Quietly horrifying and laced with bitterly black comedy, Fat Jewels is a moody, miserable study of psychosexual abuse. Set in one room of a grubby council flat, the story centres on troubled lad Pat, whose fear of his own deteriorating mental health leaves him vulnerable to damaged, old-enough-to-be-his-dad family friend Danny.
Robert Walters makes a chillingly believable predator here, running rings around the younger man as he works through his own myriad traumas, methodically seducing his victim with promises of friendship, fried food, and cathartic violence. Hugh Train, meanwhile, is energetic and engaging as Pat, playing the part with well-judged, unforced openness.
Luke Davies directs with the same frank empathy he brought to 2017’s The Chemsex Monologues, creating an atmosphere of creeping awfulness while working hard to unearth the sympathetic strands in Joseph Skelton’s keenly observed but deliberately directionless script.

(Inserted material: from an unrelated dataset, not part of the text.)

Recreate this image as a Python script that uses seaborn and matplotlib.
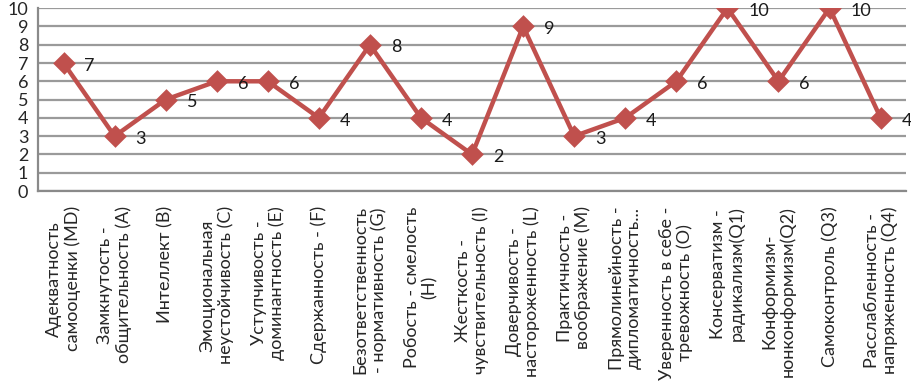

Though the plot develops through jarring peaks and ploddingly slow plateaus, the bleak dialogue is absorbing, ringing true in both naturalistic and darkly lyrical passages. Exploring their deeply repressed needs, the characters linger with queasy sensuality on descriptions of chip grease glittering on skin, of an imagined abuser’s shadow crossing the wall like Nosferatu.
Designed by Andrew Skelton, the set is cluttered with takeaway cartons and lager cans, sleeping bags and a child-sized chair, all scattered against a backdrop of angular puce panels. The effect is simultaneously recognisable and disorienting, hinting at the disordered lives and seething desperation of the play’s disaffected characters.